Complex organic particles are emitted from terrestrial sources, with wind erosion, soil cultivation and harvesting crops as potential main drivers for emissions of organic matter associated with plant debris and decomposed residues (Funk et al., 2008; Hoffmann et al., 2008; Coz et al., 2010; Ginoux et al., 2012). These sources are becoming increasingly important in the global view as climate change, soil degradation and excessive land use will promote dust emissions from agriculturally used areas. In this study, we investigated the immersion freezing properties of plant-related organic particles and samples from vegetated environments. We used a combination of the AIDA cloud chamber and INSEKT droplet freezing experiments to cover a temperature range between 242 and 267 K. Our experiments show that the samples with a complex organic composition are equally as ice active as (or more ice active than) individual plant-related compounds.
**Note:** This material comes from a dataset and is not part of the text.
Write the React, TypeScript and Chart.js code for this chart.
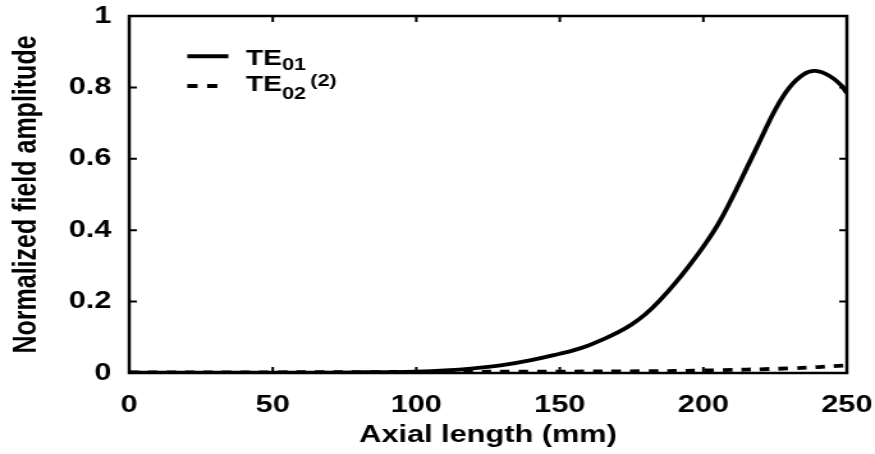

Lignin and plant protein samples are inefficient INPs, whereas starches, alginate and pectin show moderate to high ice nucleation efficiencies. Surprisingly, carnauba wax – which is a mixture of aliphatic esters and fatty acids – shows the highest ice nucleation activity of all the organic compounds investigated in this study. INP estimates based on our cloud chamber experiments lend themselves to the hypothesis that aerosolized particles from leaf litter and agricultural areas are potentially important contributors to atmospheric INPs. However, the high ice nucleation efficiency of these particles could not be fully explained by the ice nucleation activity of individual organic compounds commonly found in plant tissue, potentially indicating a contribution from primary biological particles or organics associated with microbial activity. Thus, further future studies are indeed demanded and warranted.